3. That before the second marriage, the party indicted was divorced from the former wife or husband, by a sentence of the ecclesiastical court. 1 J. 1. c. 11. s. 3. And whether the divorce be à mensâ et thoro, or à vinculo matrimonii, is immaterial. 1 Hale, 694. 1 Hawk. c. 42. s. 5. March. 101. Kel. 27. But a divorce in a court in Scotland, of persons married in England, does not seem to be within this clause of the act. R. v. Lolly, 1 Russel, 287.

4. That the former marriage was declared to be void and of no effect, by sentence in an ecclesiastical court. 1 J. 1. c. 11. s. 3. This, however, does not extend to the sentence of an ecclesiastical court in a cause of jactitation; Duchess of Kingston's case, 11 St. Tr. 260. and see ante, p. 84; and even sentences within this clause of the act, may be impeached upon the part of the crown, upon the ground of fraud or collusion. Id. 1 Ph. Ev. 338.

5. That at the time of the former marriage, either the party indicted, or the other, was within the age of consent; 1J. 1. c. 11. s. 3. 1 Hale, 694. 3 Inst. 89; that is to say, within the age of 14 in a man, or 12 in a woman.

SECT. 2.

Common Nusance.

Indictment for carrying on an offensive trade.

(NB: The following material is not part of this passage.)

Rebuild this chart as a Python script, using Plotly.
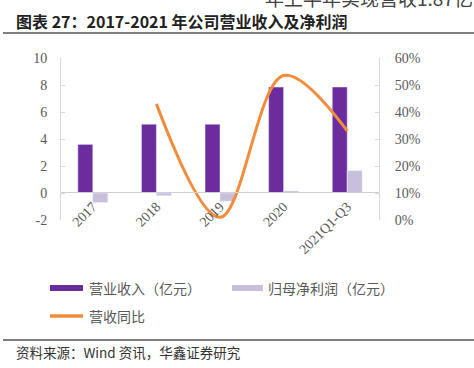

Middlesex, to wit: The jurors for our lord the King upon their oath present, that J. S., late of the parish of B. in the county of M., [labourer], on the third day of May, in the third year of the reign of our sovereign lord George the fourth, with force and arms, at the parish aforesaid in the county aforesaid, near unto divers public streets being the King's common highways, and also near unto the dwelling houses of divers liege subjects of our said lord the King there situate and being, unlawfully and injuriously did [make, erect, and set up, and did cause and procure to be made, erected, and set up, a certain furnace and boiler, for the purpose of boiling tripe and other entrails and offal of beasts; and that the said J. S., on the day and year aforesaid, and on divers other days and times between that day and the day of the taking of this inquisition, at the parish aforesaid in the county aforesaid, unlawfully and injuriously did boil, and cause and procure to be Loiled, in.